The following case report of altered skin pigmentation in response to pegylated interferon-beta-1a (Plegridy) is interesting. The is a potential mechanism in that interferon increases the expression of a receptor, called alpha-melanocyte-stimulating hormone (MSH), on the surface of cells. As PEG-IFN-beta has such a long plasma half-life it may even increase incidence for such cutaneous side effects particularly in dark-skinned patients. However, this mechanism does not explain why this person has depigmentation in the legs.
Coghe et al. Localized pigmentation disorder after subcutaneous pegylated interferon beta-1a injection. Mult Scler. 2017 Jul 1:1352458517708465.

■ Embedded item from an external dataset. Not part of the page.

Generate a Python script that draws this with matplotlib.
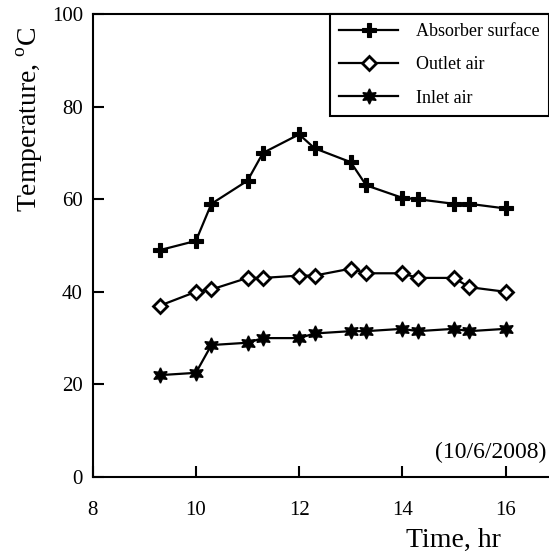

We report the case of a 42-year-old female patient who developed peculiar skin lesions due to subcutaneous polyethylene glycol (PEG) interferon beta-1a. The dermatological examination showed hypochromic macules that had coalesced into a 10-cm-diameter patch. On the abdomen injection sites, there was a greyish diffuse hyperpigmentation arranged irregularly in annular macules. Fungal infection, vitiligo and pityriasis alba were excluded. After 6 months, the lesions had worsened. This is the first case of localized pigmentation disorder reported with interferon beta, and while the clinical findings are not ascribable to vitiligo or interferon-related facial/mucosal hyperpigmentation, they may partially share the underlying mechanisms.
|Figure from the MSJ.|
Gurguta et al. Tongue and skin hyperpigmentation during PEG-interferon-alpha/ribavirin therapy in dark-skinned non-Caucasian patients with chronic hepatitis C. Am J Gastroenterol. 2006 Jan;101(1):197-8.
Tsilika et al. Secondary hyperpigmentation during interferon alfa treatment for chronic hepatitis C virus infection. JAMA Dermatol. 2013 Jun;149(6):675-7. doi: 10.1001/jamadermatol.2013.1989.